Отмечать последний звонок я не пошёл. Вместо этого мы с друзьями со двора забурились в компьютерный клуб, недавно открывшийся неподалёку, и проиграли там часа четыре в Контру.
Выпускной вечер для меня тоже был ограничен лишь официальной частью. Никаких «рассвет уже встречая взрослыми» мне не хотелось.
Конечно же, если описывать всё, что происходило в нашем классе более подробно, получится очень длинный текст. Да он и так получился не особо кратким. Но я описал лишь наиболее вопиющие и из ряда вон выходящие, на мой взгляд, вещи.

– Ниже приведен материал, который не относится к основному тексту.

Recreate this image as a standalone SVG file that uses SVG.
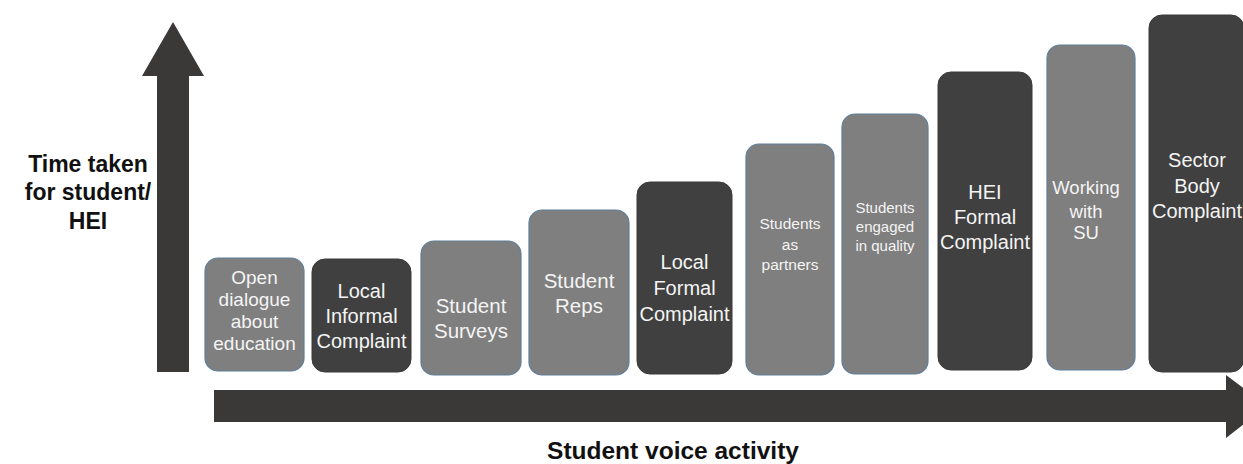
<svg xmlns="http://www.w3.org/2000/svg" width="1243" height="464" viewBox="0 0 1243 464">
<style>
.light{fill:#7f7f7f;stroke:#5f7f9c;stroke-width:1.2}
.dark{fill:#404040;stroke:#3a3a3a;stroke-width:1}
.arrow{fill:#3b3838}
.t{font-family:"Liberation Sans",Arial,sans-serif;fill:#f4f4f4;text-anchor:middle}
.lab{font-family:"Liberation Sans",Arial,sans-serif;font-weight:bold;fill:#111;text-anchor:middle}
</style>
<rect width="1243" height="464" fill="#ffffff"/>
<g id="connectors">
<polygon class="arrow" points="157,372 157,76 142,76 173,22 204,76 189,76 189,372"/>
<polygon class="arrow" points="214,390 1226,390 1226,375 1267,406 1226,438 1226,422 214,422"/>
</g>
<g id="axis-y-label">
<text class="lab" font-size="23"><tspan x="88" y="172">Time taken</tspan><tspan x="88" y="200">for student/</tspan><tspan x="88" y="229">HEI</tspan></text>
</g>
<g id="axis-x-label">
<text class="lab" font-size="24.5" x="673" y="459">Student voice activity</text>
</g>
<g id="n1">
<rect class="light" x="205" y="258" width="99" height="113" rx="13"/>
<text class="t" font-size="19"><tspan x="254.5" y="284">Open</tspan><tspan x="254.5" y="306">dialogue</tspan><tspan x="254.5" y="328">about</tspan><tspan x="254.5" y="350">education</tspan></text>
</g>
<g id="n2">
<rect class="dark" x="312" y="259" width="99" height="113" rx="13"/>
<text class="t" font-size="20"><tspan x="361.5" y="298">Local</tspan><tspan x="361.5" y="323">Informal</tspan><tspan x="361.5" y="348">Complaint</tspan></text>
</g>
<g id="n3">
<rect class="light" x="421" y="241" width="100" height="134" rx="13"/>
<text class="t" font-size="20.5"><tspan x="471" y="313">Student</tspan><tspan x="471" y="338">Surveys</tspan></text>
</g>
<g id="n4">
<rect class="light" x="529" y="210" width="100" height="165" rx="13"/>
<text class="t" font-size="20.5"><tspan x="579" y="288">Student</tspan><tspan x="579" y="313">Reps</tspan></text>
</g>
<g id="n5">
<rect class="dark" x="637" y="182" width="95" height="192" rx="13"/>
<text class="t" font-size="20"><tspan x="684.5" y="269">Local</tspan><tspan x="684.5" y="295">Formal</tspan><tspan x="684.5" y="321">Complaint</tspan></text>
</g>
<g id="n6">
<rect class="light" x="746" y="144" width="88" height="231" rx="13"/>
<text class="t" font-size="15.5"><tspan x="790" y="229">Students</tspan><tspan x="790" y="250">as</tspan><tspan x="790" y="270">partners</tspan></text>
</g>
<g id="n7">
<rect class="light" x="842" y="114" width="86" height="260" rx="13"/>
<text class="t" font-size="15"><tspan x="885" y="213">Students</tspan><tspan x="885" y="232">engaged</tspan><tspan x="885" y="251">in quality</tspan></text>
</g>
<g id="n8">
<rect class="dark" x="938" y="72" width="94" height="298" rx="13"/>
<text class="t" font-size="20"><tspan x="985" y="199">HEI</tspan><tspan x="985" y="224">Formal</tspan><tspan x="985" y="249">Complaint</tspan></text>
</g>
<g id="n9">
<rect class="light" x="1047" y="45" width="88" height="325" rx="13"/>
<text class="t" font-size="18.5"><tspan x="1086" y="194">Working</tspan><tspan x="1086" y="218">with</tspan><tspan x="1086" y="239">SU</tspan></text>
</g>
<g id="n10">
<rect class="dark" x="1149" y="15" width="95" height="357" rx="13"/>
<text class="t" font-size="20"><tspan x="1197" y="167">Sector</tspan><tspan x="1197" y="193">Body</tspan><tspan x="1197" y="218">Complaint</tspan></text>
</g>
</svg>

Самое страшное, что школа, хоть и была временами для меня филиалом ада на земле, происходящее в ней воспринималось мной, как нечто нормальное. Находясь внутри системы, тяжело дать ей объективную оценку. В том, что происходило со мной, я винил лишь себя за отсутствие злости и банальную трусость.
Лишь попав на первый курс универа, я понял, какие отношения могут быть между однокашниками. И я, открыв чистый лист своей жизни, начал заново учиться эти отношения выстраивать.
Какой можно сделать вывод из этого текста? Мой вывод такой: нужно воспитывать своих детей по классическим канонам, но при этом максимально чётко следить за их поведением, чтоб не пропустить нужный момент и, при необходимости, вмешаться. Не существует никаких понятий и принципов, кроме одного: моя свобода заканчивается там, где начинается свобода другого человека.
Школа дала мне очень серьёзную закалку. Дала возможность научиться противостоять попыткам как-то ущемить меня (правда, несколько поздновато) и постороннему человеку меня обидеть крайне тяжело. И хотя, возможно, сегодняшними моим достижениями я обязан и школе тоже, я не пожелаю никому пройти через это.